"The Piece of String", originally published as "La Ficelle" and also translated as "A Piece of String" and "The String", is a short story written by Guy de Maupassant in 1883. Like much of his stories, it is a socially realistic look at the lives of peasantry in Normandy, combined with a slightly melodramatic and ironic twist.

Maitre Hauchecorne sees a piece of string in the road and picks it up. This happens at the same time as a pocketbook with a large quantity of money is lost, and someone who say him picks up the string reports him as a thief. Even when the pocketbook is returned by someone else the next day, and Hauchecorne is released from legal trouble---but not from suspicion. His neighbors assume he was working with a partner, and the more he honesty denies it, the more they assume he was running an especially clever plot. His frustration at being seen as a thief becomes so severe that he dies of grief. (This part seemed on the melodramatic side to me).

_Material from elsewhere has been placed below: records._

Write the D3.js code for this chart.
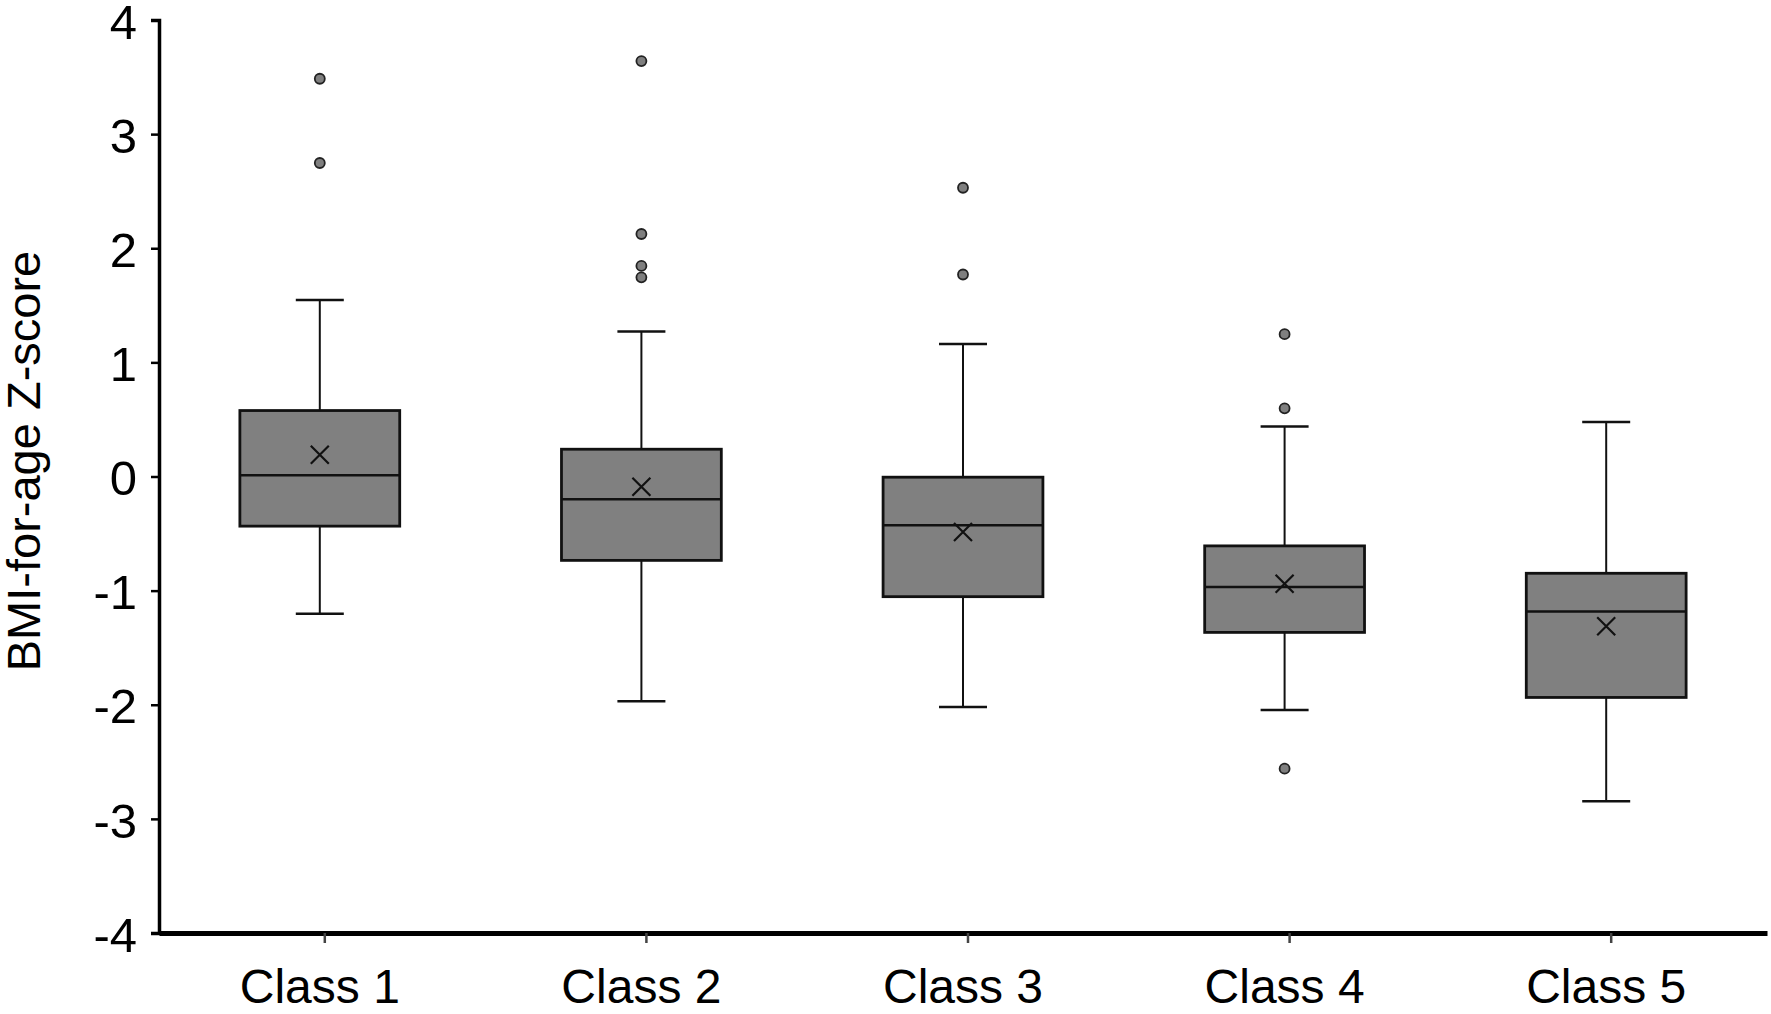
<!DOCTYPE html>
<html lang="en">
<head>
<meta charset="UTF-8">
<title>BMI-for-age Z-score by class</title>
<style>
  html, body { margin: 0; padding: 0; background: #fff; }
  .canvas text { font-family: "Liberation Sans", Arial, Helvetica, sans-serif; }
</style>
</head>
<body>
<div class="canvas"></div>
<script src="https://cdnjs.cloudflare.com/ajax/libs/d3/7.8.5/d3.min.js"></script>
<script>
// data
const classes = ['Class 1', 'Class 2', 'Class 3', 'Class 4', 'Class 5'];
const q1 = [-0.435, -0.735, -1.053, -1.366, -1.936];
const medians = [0.01, -0.2, -0.427, -0.969, -1.184];
const q3 = [0.578, 0.239, -0.006, -0.608, -0.848];
const whiskerLow = [-1.203, -1.97, -2.02, -2.045, -2.846];
const whiskerHigh = [1.547, 1.27, 1.16, 0.438, 0.478];
const means = [0.19, -0.089, -0.487, -0.94, -1.313];
const outliers = [
  [3.485, 2.747],
  [3.64, 2.125, 1.845, 1.745],
  [2.53, 1.77],
  [1.247, 0.597, -2.56],
  []
];
const yTicks = [-4, -3, -2, -1, 0, 1, 2, 3, 4];

const width = 1771;
const height = 1014;
const margin = {top: 20, right: 4, bottom: 81, left: 159};

const svg = d3.select('.canvas')
  .append('svg')
    .attr('width', width)
    .attr('height', height);

const x = d3.scaleBand()
  .domain(classes)
  .range([margin.left, width - margin.right]);

const y = d3.scaleLinear()
  .domain([-4, 4])
  .range([height - margin.bottom, margin.top]);

const boxes = classes.map((c, i) => ({
  name: c, q1: q1[i], med: medians[i], q3: q3[i],
  lo: whiskerLow[i], hi: whiskerHigh[i], mean: means[i], out: outliers[i]
}));

const boxW = x.bandwidth() * 0.497;
const capW = 48;
const cx = d => x(d.name) + x.bandwidth() / 2;

const g = svg.append('g');

// whiskers
g.selectAll('.stem-hi').data(boxes).enter().append('line')
  .attr('x1', cx).attr('x2', cx)
  .attr('y1', d => y(d.q3)).attr('y2', d => y(d.hi))
  .attr('stroke', '#111').attr('stroke-width', 2);
g.selectAll('.stem-lo').data(boxes).enter().append('line')
  .attr('x1', cx).attr('x2', cx)
  .attr('y1', d => y(d.q1)).attr('y2', d => y(d.lo))
  .attr('stroke', '#111').attr('stroke-width', 2);
g.selectAll('.cap-hi').data(boxes).enter().append('line')
  .attr('x1', d => cx(d) - capW / 2).attr('x2', d => cx(d) + capW / 2)
  .attr('y1', d => y(d.hi)).attr('y2', d => y(d.hi))
  .attr('stroke', '#111').attr('stroke-width', 2.5);
g.selectAll('.cap-lo').data(boxes).enter().append('line')
  .attr('x1', d => cx(d) - capW / 2).attr('x2', d => cx(d) + capW / 2)
  .attr('y1', d => y(d.lo)).attr('y2', d => y(d.lo))
  .attr('stroke', '#111').attr('stroke-width', 2.5);

// boxes
g.selectAll('rect').data(boxes).enter().append('rect')
  .attr('x', d => cx(d) - boxW / 2)
  .attr('width', boxW)
  .attr('y', d => y(d.q3))
  .attr('height', d => y(d.q1) - y(d.q3))
  .attr('fill', '#808080')
  .attr('stroke', '#111')
  .attr('stroke-width', 2.8);

// medians
g.selectAll('.median').data(boxes).enter().append('line')
  .attr('x1', d => cx(d) - boxW / 2).attr('x2', d => cx(d) + boxW / 2)
  .attr('y1', d => y(d.med)).attr('y2', d => y(d.med))
  .attr('stroke', '#111').attr('stroke-width', 2.5);

// mean markers (x)
const m = 9;
g.selectAll('.mean').data(boxes).enter().append('path')
  .attr('d', d => {
    const px = cx(d), py = y(d.mean);
    return `M${px - m},${py - m}L${px + m},${py + m}M${px - m},${py + m}L${px + m},${py - m}`;
  })
  .attr('fill', 'none')
  .attr('stroke', '#111')
  .attr('stroke-width', 2.2);

// outliers
const outPts = boxes.flatMap(d => d.out.map(v => ({name: d.name, v})));
g.selectAll('circle').data(outPts).enter().append('circle')
  .attr('cx', cx)
  .attr('cy', d => y(d.v))
  .attr('r', 5)
  .attr('fill', '#7f7f7f')
  .attr('stroke', '#222')
  .attr('stroke-width', 1.8);

// y axis
const yAxis = d3.axisLeft(y)
  .tickValues(yTicks)
  .tickSize(8)
  .tickPadding(14)
  .tickFormat(d => String(d));   // plain hyphen for negatives

const yAxisGroup = svg.append('g')
  .attr('transform', `translate(${margin.left}, 0)`)
  .call(yAxis);
yAxisGroup.select('.domain').attr('stroke', '#000').attr('stroke-width', 3.5);
yAxisGroup.selectAll('.tick line').attr('stroke', '#000').attr('stroke-width', 2.5);
yAxisGroup.selectAll('text')
  .attr('font-size', 49)
  .attr('dy', '0.37em')
  .attr('fill', '#000')
  .attr('font-family', '"Liberation Sans", Arial, sans-serif');

// x axis
const xAxis = d3.axisBottom(x)
  .tickSize(10)
  .tickPadding(26)
  .tickSizeOuter(0);

const xAxisGroup = svg.append('g')
  .attr('transform', `translate(0, ${height - margin.bottom})`)
  .call(xAxis);
xAxisGroup.select('.domain').attr('stroke', '#000').attr('stroke-width', 5);
xAxisGroup.selectAll('.tick line')
  .attr('stroke', '#444').attr('stroke-width', 2.5)
  .attr('transform', 'translate(5, 0)');
xAxisGroup.selectAll('text')
  .attr('font-size', 48)
  .attr('fill', '#000')
  .attr('font-family', '"Liberation Sans", Arial, sans-serif');

// y axis title
svg.append('text')
  .attr('transform', `translate(40, 461) rotate(-90)`)
  .attr('text-anchor', 'middle')
  .attr('font-size', 47)
  .attr('fill', '#000')
  .text('BMI-for-age Z-score');
</script>
</body>
</html>
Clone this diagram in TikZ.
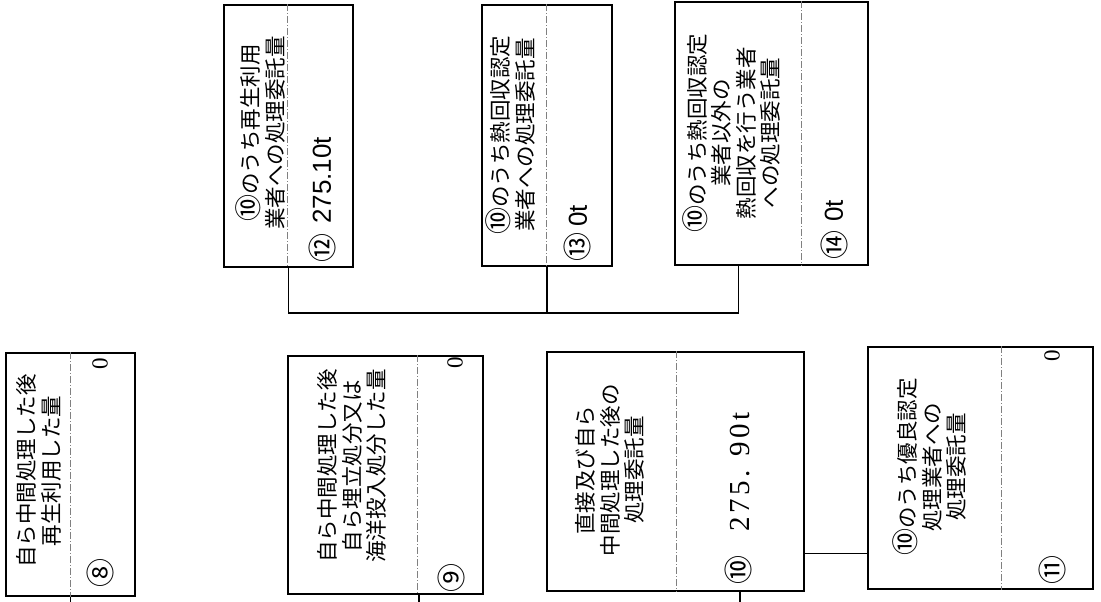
\documentclass[tikz,border=0pt]{standalone}
\usepackage{fontspec}
\setmainfont{Noto Sans CJK JP}
\newfontfamily\valfont{Liberation Sans}
\newfontfamily\numfont[LetterSpace=12]{Liberation Serif}
\newfontfamily\zerofont{Liberation Serif}
\newcommand{\refnum}[1]{\smash{\fontsize{27}{27}\selectfont #1}}
\usetikzlibrary{calc}

\begin{document}
\begin{tikzpicture}[x=1pt,y=-1pt]
    \tikzstyle{every node}+=[inner sep=0pt]
    \tikzstyle{box}=[draw=black, line width=1.4pt, rectangle]
    \tikzstyle{divider}=[black!50, line width=0.6pt, dash pattern=on 7pt off 2pt on 1pt off 2pt]
    \tikzstyle{link}=[black, line width=1.4pt]
    \tikzstyle{title}=[rotate=90, align=center, font=\fontsize{21.5}{24.5}\selectfont]
    \tikzstyle{circnum}=[rotate=90, font=\fontsize{29}{29}\selectfont]
    \tikzstyle{amount}=[rotate=90, anchor=west, font=\valfont\fontsize{26}{26}\selectfont]
    \tikzstyle{zero}=[rotate=90, font=\zerofont\fontsize{23}{23}\selectfont]
    \useasboundingbox (0,0) rectangle (1101,602);
    % lower row
    \node [box, minimum width=129pt, minimum height=243pt] (b8) at (70.5,474.5) {};
    \node [box, minimum width=195pt, minimum height=238pt] (b9) at (385.5,475) {};
    \node [box, minimum width=257pt, minimum height=239pt] (b10) at (675.5,471.5) {};
    \node [box, minimum width=225pt, minimum height=242pt] (b11) at (980.5,468) {};
    % upper row
    \node [box, minimum width=129pt, minimum height=262pt] (b12) at (288.5,136) {};
    \node [box, minimum width=130pt, minimum height=261pt] (b13) at (547,135.5) {};
    \node [box, minimum width=193pt, minimum height=263pt] (b14) at (771.5,133.5) {};
    % dashed dividers
    \draw [divider] ($(b8.north west)+(65,0)$) -- ($(b8.south west)+(65,0)$);
    \draw [divider] ($(b9.north west)+(130,0)$) -- ($(b9.south west)+(130,0)$);
    \draw [divider] ($(b10.north west)+(130,0)$) -- ($(b10.south west)+(130,0)$);
    \draw [divider] ($(b11.north west)+(134,0)$) -- ($(b11.south west)+(134,0)$);
    \draw [divider] ($(b12.north west)+(64,0)$) -- ($(b12.south west)+(64,0)$);
    \draw [divider] ($(b13.north west)+(65,0)$) -- ($(b13.south west)+(65,0)$);
    \draw [divider] ($(b14.north west)+(127,0)$) -- ($(b14.south west)+(127,0)$);
    % titles
    \node [title] (t8) at (39,471) {自ら中間処理した後\\再生利用した量};
    \node [title] (t9) at (352,466) {自ら中間処理した後\\自ら埋立処分又は\\海洋投入処分した量};
    \node [title] (t10) at (610,470) {直接及び自ら\\中間処理した後の\\処理委託量};
    \node [title] (t11) at (932,467) {\refnum{⑩}のうち優良認定\\処理業者への\\処理委託量};
    \node [title] (t12) at (263,133) {\refnum{⑩}のうち再生利用\\業者への処理委託量};
    \node [title] (t13) at (513,135) {\refnum{⑩}のうち熱回収認定\\業者への処理委託量};
    \node [title] (t14) at (734,133) {\refnum{⑩}のうち熱回収認定\\業者以外の\\熱回収を行う業者\\への処理委託量};
    % numbers and amounts
    \node [circnum] (n8) at (100,573) {⑧};
    \node [zero] (v8) at (100,364) {0};
    \node [circnum] (n9) at (451,578) {⑨};
    \node [zero] (v9) at (455,363) {0};
    \node [circnum] (n10) at (738,570) {⑩};
    \node [rotate=90, font=\numfont\fontsize{29}{29}\selectfont] (v10) at (740,472) {275. 90t};
    \node [circnum] (n11) at (1052,570) {⑪};
    \node [zero] (v11) at (1052,356) {0};
    \node [circnum] (n12) at (322,248) {⑫};
    \node [amount] (v12) at (322,224) {275.10t};
    \node [circnum] (n13) at (577,247) {⑬};
    \node [amount] (v13) at (578,227) {0t};
    \node [circnum] (n14) at (834,245) {⑭};
    \node [amount] (v14) at (834,222) {0t};
    % connectors
    \coordinate (bus) at (0,313);
    \coordinate (bottom) at (0,602);
    \coordinate (f14) at ($(b14.south west)!0.33!(b14.south east)$);
    \draw [link] (b12.south) |- (bus -| f14) -- (f14);
    \draw [link] (b13.south) -- (b13.south |- bus);
    \coordinate (e10) at ($(b10.north east)!0.84!(b10.south east)$);
    \draw [link] (e10) -- (e10 -| b11.west);
    \draw [link] (b8.south) -- (b8.south |- bottom);
    \coordinate (f9) at ($(b9.south west)!0.67!(b9.south east)$);
    \draw [link] (f9) -- (f9 |- bottom);
    \coordinate (f10) at ($(b10.south west)!0.75!(b10.south east)$);
    \draw [link] (f10) -- (f10 |- bottom);
\end{tikzpicture}
\end{document}
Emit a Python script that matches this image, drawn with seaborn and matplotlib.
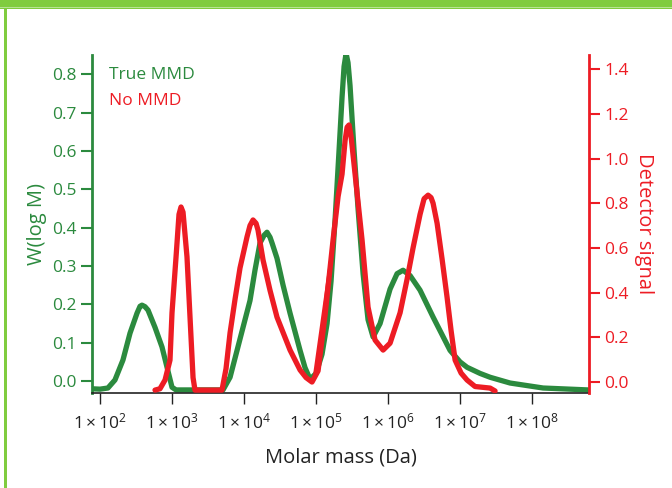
import numpy as np
import pandas as pd
import matplotlib
matplotlib.use("Agg")
import matplotlib.pyplot as plt
from matplotlib.patches import Rectangle
import seaborn as sns

# log10(molar mass) and W(log M) for the true distribution (left axis)
true_logm = [1.889, 2.0, 2.11, 2.208, 2.319, 2.417, 2.514, 2.556, 2.583, 2.625,
             2.667, 2.764, 2.861, 2.931, 3.0, 3.056, 3.708, 3.806, 3.903, 3.986,
             4.083, 4.153, 4.222, 4.278, 4.319, 4.361, 4.389, 4.458, 4.542, 4.639,
             4.778, 4.847, 4.917, 5.0, 5.083, 5.153, 5.208, 5.264, 5.319, 5.361,
             5.389, 5.417, 5.444, 5.472, 5.528, 5.583, 5.653, 5.722, 5.792, 5.889,
             6.028, 6.125, 6.208, 6.306, 6.444, 6.625, 6.861, 7.0, 7.097, 7.278,
             7.417, 7.694, 8.153, 8.778]
true_w = [-0.02, -0.021, -0.018, 0.003, 0.055, 0.125, 0.177, 0.195, 0.198, 0.194,
          0.185, 0.14, 0.089, 0.036, -0.016, -0.023, -0.023, 0.01, 0.08, 0.14,
          0.21, 0.29, 0.36, 0.38, 0.388, 0.375, 0.36, 0.32, 0.25, 0.177,
          0.08, 0.035, 0.005, 0.02, 0.07, 0.15, 0.26, 0.42, 0.60, 0.74,
          0.82, 0.854, 0.83, 0.77, 0.60, 0.45, 0.28, 0.16, 0.115, 0.15,
          0.24, 0.28, 0.289, 0.275, 0.237, 0.167, 0.08, 0.05, 0.036, 0.02,
          0.01, -0.005, -0.018, -0.023]

# log10(molar mass) and detector signal without MMD (right axis)
no_logm = [2.764, 2.833, 2.903, 2.972, 3.0, 3.056, 3.097, 3.125, 3.153, 3.208,
           3.25, 3.292, 3.319, 3.694, 3.75, 3.806, 3.875, 3.944, 4.042, 4.083,
           4.125, 4.167, 4.194, 4.264, 4.361, 4.458, 4.639, 4.778, 4.861, 4.944,
           5.028, 5.125, 5.236, 5.306, 5.361, 5.403, 5.431, 5.458, 5.486, 5.542,
           5.639, 5.722, 5.819, 5.931, 6.028, 6.167, 6.264, 6.347, 6.444, 6.5,
           6.556, 6.597, 6.625, 6.681, 6.75, 6.819, 6.875, 6.931, 7.014, 7.097,
           7.208, 7.417, 7.486]
no_signal = [-0.036, -0.03, 0.009, 0.098, 0.31, 0.56, 0.75, 0.783, 0.76, 0.56,
             0.29, 0.02, -0.036, -0.036, 0.06, 0.22, 0.37, 0.51, 0.65, 0.70,
             0.725, 0.71, 0.68, 0.546, 0.41, 0.29, 0.143, 0.054, 0.02, 0.0,
             0.05, 0.3, 0.635, 0.83, 0.93, 1.08, 1.14, 1.15, 1.10, 0.93,
             0.635, 0.335, 0.188, 0.143, 0.174, 0.31, 0.46, 0.60, 0.75, 0.82,
             0.836, 0.825, 0.80, 0.71, 0.55, 0.38, 0.23, 0.098, 0.04, 0.009,
             -0.02, -0.027, -0.04]

x_ticks = [1e2, 1e3, 1e4, 1e5, 1e6, 1e7, 1e8]
x_labels = ["1\u2009×\u200910$^{2}$", "1\u2009×\u200910$^{3}$",
            "1\u2009×\u200910$^{4}$", "1\u2009×\u200910$^{5}$",
            "1\u2009×\u200910$^{6}$", "1\u2009×\u200910$^{7}$",
            "1\u2009×\u200910$^{8}$"]
w_ticks = [0.0, 0.1, 0.2, 0.3, 0.4, 0.5, 0.6, 0.7, 0.8]
sig_ticks = [0.0, 0.2, 0.4, 0.6, 0.8, 1.0, 1.2, 1.4]

GREEN = "#2b8a3e"
RED = "#ed1c24"
FRAME = "#80cc3f"

sns.set_style("white")
plt.rcParams["font.family"] = ["Open Sans", "DejaVu Sans"]
plt.rcParams["mathtext.fontset"] = "custom"
plt.rcParams["mathtext.rm"] = "Open Sans"
plt.rcParams["mathtext.default"] = "regular"

true_df = pd.DataFrame({"M": 10 ** np.array(true_logm), "W": true_w})
no_df = pd.DataFrame({"M": 10 ** np.array(no_logm), "S": no_signal})

fig = plt.figure(figsize=(6.72, 4.88), dpi=100)
ax = fig.add_axes([92 / 672, 1 - 393 / 488, 497 / 672, 338 / 488])
ax2 = ax.twinx()

sns.lineplot(data=true_df, x="M", y="W", ax=ax, color=GREEN, lw=3.8,
             sort=False, zorder=2)
sns.lineplot(data=no_df, x="M", y="S", ax=ax2, color=RED, lw=3.8,
             sort=False, zorder=3)

# the smeared wedge on the rising edge of the main red peak
seg = no_df[(no_df["M"] >= 10 ** 4.94) & (no_df["M"] <= 10 ** 5.31)]
ax2.fill(seg["M"], seg["S"], color=RED, lw=0, zorder=3)

ax.set_xscale("log")
ax.set_xlim(10 ** 1.889, 10 ** 8.79)
ax.set_ylim(-0.031, 0.85)
ax2.set_ylim(-0.049, 1.463)

ax.set_xticks(x_ticks)
ax.set_xticklabels(x_labels, fontsize=12.5, color="#222222")
ax.xaxis.set_minor_locator(matplotlib.ticker.NullLocator())
ax.set_yticks(w_ticks)
ax.set_yticklabels([f"{v:.1f}" for v in w_ticks], fontsize=12.5, color=GREEN)
ax2.set_yticks(sig_ticks)
ax2.set_yticklabels([f"{v:.1f}" for v in sig_ticks], fontsize=12.5, color=RED)

ax.tick_params(axis="x", direction="out", length=8, width=1, color="#222222", pad=6,
               bottom=True)
ax.tick_params(axis="y", direction="out", length=8, width=1.5, color=GREEN, pad=3,
               left=True)
ax2.tick_params(axis="y", direction="out", length=8, width=1.5, color=RED, pad=3,
                right=True)

for a in (ax, ax2):
    a.spines["top"].set_visible(False)
    a.set_xlabel("")
    a.set_ylabel("")
ax.spines["right"].set_visible(False)
ax2.spines["left"].set_visible(False)
ax2.spines["bottom"].set_visible(False)
ax.spines["left"].set_color(GREEN)
ax.spines["left"].set_linewidth(2)
ax2.spines["right"].set_color(RED)
ax2.spines["right"].set_linewidth(2)
ax.spines["bottom"].set_color("#222222")
ax.spines["bottom"].set_linewidth(1.2)

ax.set_xlabel("Molar mass (Da)", fontsize=14.5, color="#222222", labelpad=11)
ax.set_ylabel("W(log M)", fontsize=14.5, color=GREEN, labelpad=4)
ax2.set_ylabel("Detector signal", fontsize=14.5, color=RED, rotation=270,
               labelpad=18)

ax.text(0.035, 0.94, "True MMD", transform=ax.transAxes, color=GREEN,
        fontsize=12.5, va="center")
ax.text(0.035, 0.865, "No MMD", transform=ax.transAxes, color=RED,
        fontsize=12.5, va="center")

# green page frame
fig.add_artist(Rectangle((0, 1 - 9 / 488), 1, 9 / 488, transform=fig.transFigure,
                         color=FRAME, lw=0))
fig.add_artist(Rectangle((0, 1 - 7.6 / 488), 1, 1 / 488, transform=fig.transFigure,
                         color="#b8e394", lw=0))
fig.add_artist(Rectangle((4 / 672, 0), 2.5 / 672, 1 - 9 / 488,
                         transform=fig.transFigure, color=FRAME, lw=0))

fig.savefig("out.png", dpi=100)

For me, much of the irony came as part of the conflict between two value systems: for the residents of the town, Hauchecorne's theft is seen as a type of jovial roguery, almost like a game or sport, while to Hauchecorne himself (who the story suggests is a clever man), it is seen as a a serious moral matter that compromises him as a person. It is certainly a dichotomy that I still see in contemporary times---some crimes are seen as serious, while others are seen as almost jokes.

Also, after reading several of Maupassant's stories, I am starting to understand just how his dry sense of irony works.